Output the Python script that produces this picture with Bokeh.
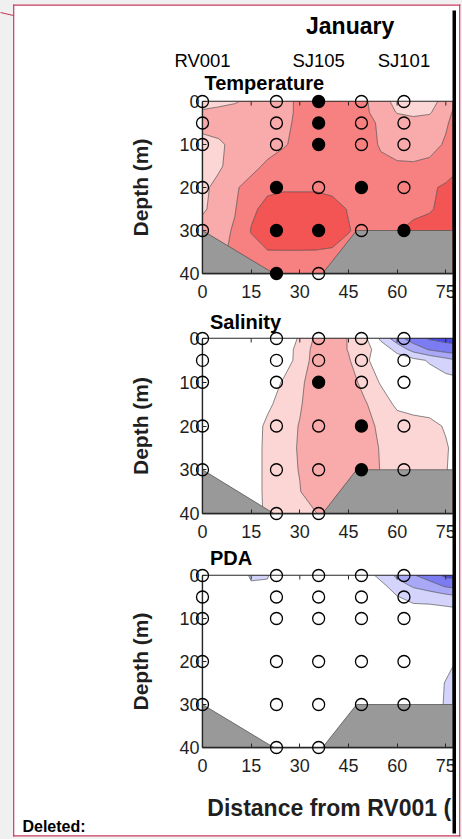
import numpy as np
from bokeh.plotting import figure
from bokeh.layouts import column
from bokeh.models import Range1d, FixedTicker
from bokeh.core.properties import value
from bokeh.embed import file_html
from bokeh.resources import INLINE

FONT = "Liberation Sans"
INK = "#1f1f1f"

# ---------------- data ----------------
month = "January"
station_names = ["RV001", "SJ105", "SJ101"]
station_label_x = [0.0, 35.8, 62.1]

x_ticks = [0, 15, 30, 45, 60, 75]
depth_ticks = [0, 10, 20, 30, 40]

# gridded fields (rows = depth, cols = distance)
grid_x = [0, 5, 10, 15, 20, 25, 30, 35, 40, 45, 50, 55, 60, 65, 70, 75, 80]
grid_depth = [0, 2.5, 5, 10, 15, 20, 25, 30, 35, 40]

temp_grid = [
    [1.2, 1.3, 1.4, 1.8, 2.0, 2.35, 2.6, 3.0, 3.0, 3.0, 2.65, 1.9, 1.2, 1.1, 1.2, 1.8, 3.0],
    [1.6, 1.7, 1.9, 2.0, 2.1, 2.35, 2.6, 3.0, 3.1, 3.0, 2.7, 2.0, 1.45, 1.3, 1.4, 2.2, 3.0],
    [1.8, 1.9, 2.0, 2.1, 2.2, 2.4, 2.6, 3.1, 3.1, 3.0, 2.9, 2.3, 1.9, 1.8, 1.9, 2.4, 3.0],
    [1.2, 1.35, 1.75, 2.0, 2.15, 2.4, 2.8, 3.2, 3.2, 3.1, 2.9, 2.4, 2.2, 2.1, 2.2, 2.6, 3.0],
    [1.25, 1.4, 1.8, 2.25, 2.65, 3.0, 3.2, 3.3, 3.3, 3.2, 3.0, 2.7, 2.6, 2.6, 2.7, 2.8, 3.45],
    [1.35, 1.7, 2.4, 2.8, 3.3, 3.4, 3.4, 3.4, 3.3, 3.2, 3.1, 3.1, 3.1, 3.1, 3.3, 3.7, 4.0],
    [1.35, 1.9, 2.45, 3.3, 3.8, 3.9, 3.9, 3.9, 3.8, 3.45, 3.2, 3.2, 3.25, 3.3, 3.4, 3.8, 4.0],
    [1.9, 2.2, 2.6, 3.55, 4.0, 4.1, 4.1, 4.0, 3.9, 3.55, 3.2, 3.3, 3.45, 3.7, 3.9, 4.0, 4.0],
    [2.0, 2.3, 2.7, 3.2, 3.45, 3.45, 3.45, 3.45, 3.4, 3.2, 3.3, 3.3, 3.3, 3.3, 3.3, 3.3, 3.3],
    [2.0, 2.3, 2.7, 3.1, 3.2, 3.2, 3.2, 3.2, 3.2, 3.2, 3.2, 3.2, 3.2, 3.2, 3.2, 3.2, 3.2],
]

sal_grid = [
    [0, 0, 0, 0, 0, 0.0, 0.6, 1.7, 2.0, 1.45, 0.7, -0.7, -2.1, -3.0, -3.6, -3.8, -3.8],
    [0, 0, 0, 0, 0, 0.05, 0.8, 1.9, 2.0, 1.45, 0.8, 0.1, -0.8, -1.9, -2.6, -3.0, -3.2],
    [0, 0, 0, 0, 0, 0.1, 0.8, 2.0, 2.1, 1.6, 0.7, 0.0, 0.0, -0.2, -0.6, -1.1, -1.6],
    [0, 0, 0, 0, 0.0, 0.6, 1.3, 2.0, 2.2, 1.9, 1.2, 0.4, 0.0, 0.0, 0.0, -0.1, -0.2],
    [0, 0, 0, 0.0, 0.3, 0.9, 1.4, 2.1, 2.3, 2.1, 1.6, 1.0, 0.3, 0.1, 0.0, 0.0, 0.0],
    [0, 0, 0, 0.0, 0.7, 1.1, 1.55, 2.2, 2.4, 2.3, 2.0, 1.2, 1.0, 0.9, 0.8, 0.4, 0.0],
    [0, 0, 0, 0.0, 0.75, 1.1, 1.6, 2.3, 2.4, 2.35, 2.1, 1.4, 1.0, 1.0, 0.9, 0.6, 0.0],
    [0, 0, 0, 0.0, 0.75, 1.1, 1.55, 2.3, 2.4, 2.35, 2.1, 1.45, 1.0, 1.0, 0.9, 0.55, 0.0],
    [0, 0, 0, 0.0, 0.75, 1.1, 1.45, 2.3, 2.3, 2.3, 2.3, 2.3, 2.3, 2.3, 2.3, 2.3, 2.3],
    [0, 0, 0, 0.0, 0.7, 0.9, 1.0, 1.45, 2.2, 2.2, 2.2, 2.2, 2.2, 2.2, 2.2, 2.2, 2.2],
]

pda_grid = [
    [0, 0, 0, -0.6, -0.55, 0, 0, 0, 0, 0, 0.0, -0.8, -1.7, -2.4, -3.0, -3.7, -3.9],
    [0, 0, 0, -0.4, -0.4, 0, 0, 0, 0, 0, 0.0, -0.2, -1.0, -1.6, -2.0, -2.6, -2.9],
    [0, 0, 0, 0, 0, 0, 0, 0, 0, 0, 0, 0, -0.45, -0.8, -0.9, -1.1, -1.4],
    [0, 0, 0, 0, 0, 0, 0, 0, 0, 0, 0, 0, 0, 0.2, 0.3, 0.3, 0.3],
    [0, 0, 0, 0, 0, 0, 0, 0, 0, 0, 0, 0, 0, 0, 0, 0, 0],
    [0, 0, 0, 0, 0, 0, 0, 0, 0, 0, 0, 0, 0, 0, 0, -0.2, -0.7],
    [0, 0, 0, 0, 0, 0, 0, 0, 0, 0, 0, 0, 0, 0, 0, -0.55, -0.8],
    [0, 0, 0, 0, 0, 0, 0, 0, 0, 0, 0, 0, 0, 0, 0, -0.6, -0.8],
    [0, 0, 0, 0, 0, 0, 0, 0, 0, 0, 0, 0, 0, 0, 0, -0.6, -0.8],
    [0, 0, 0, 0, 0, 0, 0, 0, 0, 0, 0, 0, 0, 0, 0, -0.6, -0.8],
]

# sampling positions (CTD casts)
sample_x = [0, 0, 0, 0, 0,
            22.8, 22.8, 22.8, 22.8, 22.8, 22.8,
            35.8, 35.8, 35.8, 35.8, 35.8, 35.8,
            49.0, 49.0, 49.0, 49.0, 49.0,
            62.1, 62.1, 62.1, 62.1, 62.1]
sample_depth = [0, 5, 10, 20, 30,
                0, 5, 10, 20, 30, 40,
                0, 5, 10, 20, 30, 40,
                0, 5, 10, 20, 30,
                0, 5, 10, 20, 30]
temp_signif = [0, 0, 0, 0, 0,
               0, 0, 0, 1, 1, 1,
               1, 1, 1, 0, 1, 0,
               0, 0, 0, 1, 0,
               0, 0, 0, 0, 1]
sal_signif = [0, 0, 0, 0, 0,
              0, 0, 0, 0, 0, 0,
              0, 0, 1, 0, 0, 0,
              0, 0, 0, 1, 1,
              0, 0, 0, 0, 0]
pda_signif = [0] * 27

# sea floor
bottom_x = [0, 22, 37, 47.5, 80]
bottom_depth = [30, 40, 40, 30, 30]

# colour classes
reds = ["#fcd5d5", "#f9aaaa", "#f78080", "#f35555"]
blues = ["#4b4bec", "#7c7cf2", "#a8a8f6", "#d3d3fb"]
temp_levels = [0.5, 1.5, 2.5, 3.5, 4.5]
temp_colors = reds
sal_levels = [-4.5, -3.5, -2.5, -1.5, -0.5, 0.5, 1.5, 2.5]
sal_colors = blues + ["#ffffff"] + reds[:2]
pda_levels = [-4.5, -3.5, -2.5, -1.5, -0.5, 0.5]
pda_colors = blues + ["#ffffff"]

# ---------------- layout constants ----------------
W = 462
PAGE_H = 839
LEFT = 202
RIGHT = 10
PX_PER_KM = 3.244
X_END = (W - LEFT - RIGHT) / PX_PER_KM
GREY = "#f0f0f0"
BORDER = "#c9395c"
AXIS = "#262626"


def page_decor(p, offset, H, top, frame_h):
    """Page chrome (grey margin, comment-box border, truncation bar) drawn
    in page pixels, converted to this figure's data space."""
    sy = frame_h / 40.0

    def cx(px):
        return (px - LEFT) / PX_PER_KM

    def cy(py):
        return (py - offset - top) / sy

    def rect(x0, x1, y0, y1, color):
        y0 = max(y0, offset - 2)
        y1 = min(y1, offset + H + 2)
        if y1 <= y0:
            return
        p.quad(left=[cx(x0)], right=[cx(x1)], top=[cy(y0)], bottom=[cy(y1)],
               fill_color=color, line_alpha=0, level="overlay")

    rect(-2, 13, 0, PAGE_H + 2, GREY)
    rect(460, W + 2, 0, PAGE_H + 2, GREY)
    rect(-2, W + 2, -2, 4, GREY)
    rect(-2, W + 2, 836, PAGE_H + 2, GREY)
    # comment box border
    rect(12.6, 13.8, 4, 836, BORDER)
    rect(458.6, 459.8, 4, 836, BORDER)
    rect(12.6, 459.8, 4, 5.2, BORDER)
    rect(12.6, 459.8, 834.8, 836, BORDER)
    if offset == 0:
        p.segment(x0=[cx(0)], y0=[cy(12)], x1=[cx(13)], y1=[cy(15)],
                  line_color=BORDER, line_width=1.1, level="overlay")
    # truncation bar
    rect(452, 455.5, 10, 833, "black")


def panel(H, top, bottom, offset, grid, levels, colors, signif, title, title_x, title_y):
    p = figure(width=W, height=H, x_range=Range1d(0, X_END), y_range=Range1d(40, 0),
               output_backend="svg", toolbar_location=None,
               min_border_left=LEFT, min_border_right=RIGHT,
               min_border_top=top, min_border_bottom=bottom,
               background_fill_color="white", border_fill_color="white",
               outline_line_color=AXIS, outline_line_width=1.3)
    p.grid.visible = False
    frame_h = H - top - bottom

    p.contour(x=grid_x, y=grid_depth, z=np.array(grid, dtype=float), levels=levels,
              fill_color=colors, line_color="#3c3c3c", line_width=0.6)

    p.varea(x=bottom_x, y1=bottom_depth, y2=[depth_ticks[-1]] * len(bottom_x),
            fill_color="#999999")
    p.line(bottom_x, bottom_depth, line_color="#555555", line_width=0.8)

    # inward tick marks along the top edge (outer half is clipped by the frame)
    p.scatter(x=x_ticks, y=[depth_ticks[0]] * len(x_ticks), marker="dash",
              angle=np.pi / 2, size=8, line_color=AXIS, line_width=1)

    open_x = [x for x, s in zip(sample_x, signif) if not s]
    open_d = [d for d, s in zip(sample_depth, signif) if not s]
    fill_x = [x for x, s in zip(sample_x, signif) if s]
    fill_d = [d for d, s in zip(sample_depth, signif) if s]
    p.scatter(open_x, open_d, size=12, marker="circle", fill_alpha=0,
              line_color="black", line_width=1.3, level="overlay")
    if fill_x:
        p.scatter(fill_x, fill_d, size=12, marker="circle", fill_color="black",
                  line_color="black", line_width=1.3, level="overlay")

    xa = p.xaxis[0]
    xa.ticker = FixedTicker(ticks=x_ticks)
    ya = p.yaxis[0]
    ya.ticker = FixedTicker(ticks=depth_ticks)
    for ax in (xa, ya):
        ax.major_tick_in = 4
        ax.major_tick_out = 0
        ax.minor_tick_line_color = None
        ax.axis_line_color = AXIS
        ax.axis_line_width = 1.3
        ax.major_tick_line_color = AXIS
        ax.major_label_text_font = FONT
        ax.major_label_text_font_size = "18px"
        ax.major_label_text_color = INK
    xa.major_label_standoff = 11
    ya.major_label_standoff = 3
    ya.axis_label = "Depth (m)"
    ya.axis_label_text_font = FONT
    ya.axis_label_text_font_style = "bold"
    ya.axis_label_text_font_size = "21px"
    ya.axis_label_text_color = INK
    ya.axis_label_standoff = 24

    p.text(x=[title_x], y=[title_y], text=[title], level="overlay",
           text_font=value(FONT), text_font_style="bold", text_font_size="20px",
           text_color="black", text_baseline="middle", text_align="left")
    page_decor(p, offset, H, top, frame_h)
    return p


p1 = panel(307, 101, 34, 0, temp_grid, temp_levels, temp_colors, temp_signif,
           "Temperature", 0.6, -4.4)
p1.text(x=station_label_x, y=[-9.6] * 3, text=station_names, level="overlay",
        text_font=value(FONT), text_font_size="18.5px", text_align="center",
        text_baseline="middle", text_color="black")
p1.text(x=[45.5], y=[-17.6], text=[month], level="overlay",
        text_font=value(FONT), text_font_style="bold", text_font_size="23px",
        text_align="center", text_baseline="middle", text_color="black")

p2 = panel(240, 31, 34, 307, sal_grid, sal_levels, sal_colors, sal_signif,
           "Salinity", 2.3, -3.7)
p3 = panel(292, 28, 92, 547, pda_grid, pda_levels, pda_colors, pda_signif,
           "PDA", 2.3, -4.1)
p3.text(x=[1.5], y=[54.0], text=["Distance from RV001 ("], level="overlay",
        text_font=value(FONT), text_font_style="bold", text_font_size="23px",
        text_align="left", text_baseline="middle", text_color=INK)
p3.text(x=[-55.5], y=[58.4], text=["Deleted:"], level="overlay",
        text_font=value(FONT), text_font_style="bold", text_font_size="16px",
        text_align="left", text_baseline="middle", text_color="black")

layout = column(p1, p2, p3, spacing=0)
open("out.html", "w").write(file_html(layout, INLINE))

...

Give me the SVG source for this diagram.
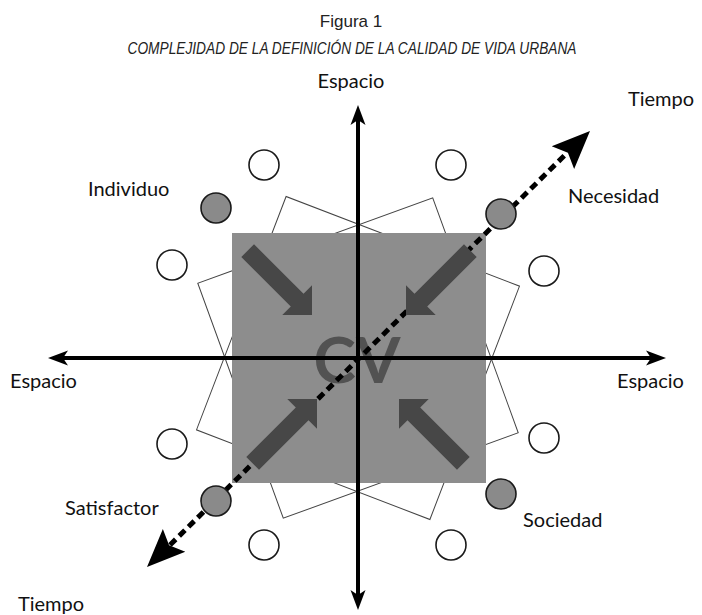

● PROBLEM TO WORK ON:
Find the count of lines in the data above where the string "this" occurs. Provide that number alone.

● TASK RESULT:
3